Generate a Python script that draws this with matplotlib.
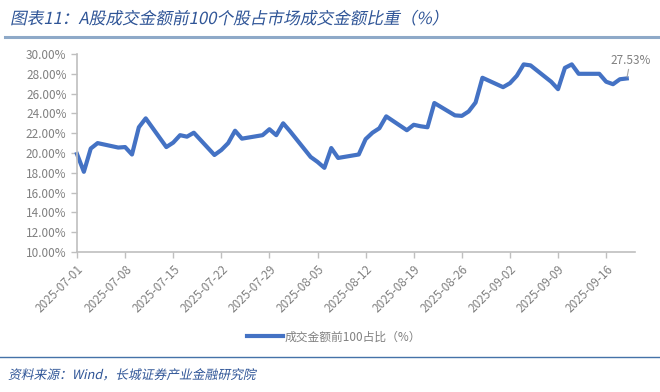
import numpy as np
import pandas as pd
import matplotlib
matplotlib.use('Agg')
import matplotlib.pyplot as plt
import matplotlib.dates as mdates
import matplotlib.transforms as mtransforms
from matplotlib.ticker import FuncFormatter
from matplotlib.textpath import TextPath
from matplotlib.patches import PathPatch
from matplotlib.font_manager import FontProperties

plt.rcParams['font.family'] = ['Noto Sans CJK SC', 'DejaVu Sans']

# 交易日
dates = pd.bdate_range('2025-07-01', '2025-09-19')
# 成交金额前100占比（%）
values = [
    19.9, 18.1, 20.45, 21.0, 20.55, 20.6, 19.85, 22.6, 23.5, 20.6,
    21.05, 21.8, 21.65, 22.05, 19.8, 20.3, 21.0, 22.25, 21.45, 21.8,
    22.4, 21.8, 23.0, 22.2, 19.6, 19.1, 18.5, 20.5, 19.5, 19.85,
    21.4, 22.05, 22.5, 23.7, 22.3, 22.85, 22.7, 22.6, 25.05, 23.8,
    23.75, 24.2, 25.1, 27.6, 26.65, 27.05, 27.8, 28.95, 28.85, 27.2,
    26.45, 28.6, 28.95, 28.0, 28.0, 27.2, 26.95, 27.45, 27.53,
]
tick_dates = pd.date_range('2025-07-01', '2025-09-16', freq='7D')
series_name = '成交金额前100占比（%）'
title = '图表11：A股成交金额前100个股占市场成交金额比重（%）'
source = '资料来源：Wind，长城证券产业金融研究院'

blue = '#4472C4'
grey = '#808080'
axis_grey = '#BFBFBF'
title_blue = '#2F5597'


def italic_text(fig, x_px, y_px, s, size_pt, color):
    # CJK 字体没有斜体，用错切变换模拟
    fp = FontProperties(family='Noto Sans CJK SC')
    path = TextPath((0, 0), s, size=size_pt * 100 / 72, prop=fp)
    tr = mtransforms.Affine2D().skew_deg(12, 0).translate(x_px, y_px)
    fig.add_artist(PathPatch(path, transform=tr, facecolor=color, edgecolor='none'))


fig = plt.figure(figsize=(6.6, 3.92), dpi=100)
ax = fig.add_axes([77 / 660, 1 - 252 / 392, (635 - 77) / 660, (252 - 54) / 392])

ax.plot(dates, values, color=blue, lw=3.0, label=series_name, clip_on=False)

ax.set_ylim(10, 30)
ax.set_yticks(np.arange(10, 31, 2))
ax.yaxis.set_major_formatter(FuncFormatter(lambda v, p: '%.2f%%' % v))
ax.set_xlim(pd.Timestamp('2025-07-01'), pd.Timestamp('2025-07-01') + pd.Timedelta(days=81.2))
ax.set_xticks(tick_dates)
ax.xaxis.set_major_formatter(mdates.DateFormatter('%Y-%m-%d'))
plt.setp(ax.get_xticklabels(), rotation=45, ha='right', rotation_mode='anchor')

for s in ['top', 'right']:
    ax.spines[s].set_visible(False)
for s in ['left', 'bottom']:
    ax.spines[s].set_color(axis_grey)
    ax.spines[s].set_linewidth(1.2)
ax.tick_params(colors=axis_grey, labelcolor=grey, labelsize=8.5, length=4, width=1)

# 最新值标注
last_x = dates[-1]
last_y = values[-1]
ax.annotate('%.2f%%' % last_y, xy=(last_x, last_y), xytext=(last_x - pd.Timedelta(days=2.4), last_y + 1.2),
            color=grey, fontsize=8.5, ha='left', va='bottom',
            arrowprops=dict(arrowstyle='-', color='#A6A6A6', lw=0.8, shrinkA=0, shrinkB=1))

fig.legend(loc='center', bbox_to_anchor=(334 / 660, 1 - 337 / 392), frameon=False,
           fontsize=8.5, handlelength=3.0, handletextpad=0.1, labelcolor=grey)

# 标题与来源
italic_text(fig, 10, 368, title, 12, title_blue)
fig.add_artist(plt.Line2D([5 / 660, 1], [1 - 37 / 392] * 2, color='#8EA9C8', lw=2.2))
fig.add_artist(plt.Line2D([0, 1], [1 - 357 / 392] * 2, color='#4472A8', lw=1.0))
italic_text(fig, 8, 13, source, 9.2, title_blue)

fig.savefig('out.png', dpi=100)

-- -- --

- **STATED EXERCISE**:
Restate, line by line and word for word, everything from the top of the material through the line that contains "from matplotlib.font_manager import". Leave pictures out.

- **TASK OUTPUT**:
Generate a Python script that draws this with matplotlib.
import numpy as np
import pandas as pd
import matplotlib
matplotlib.use('Agg')
import matplotlib.pyplot as plt
import matplotlib.dates as mdates
import matplotlib.transforms as mtransforms
from matplotlib.ticker import FuncFormatter
from matplotlib.textpath import TextPath
from matplotlib.patches import PathPatch
from matplotlib.font_manager import FontProperties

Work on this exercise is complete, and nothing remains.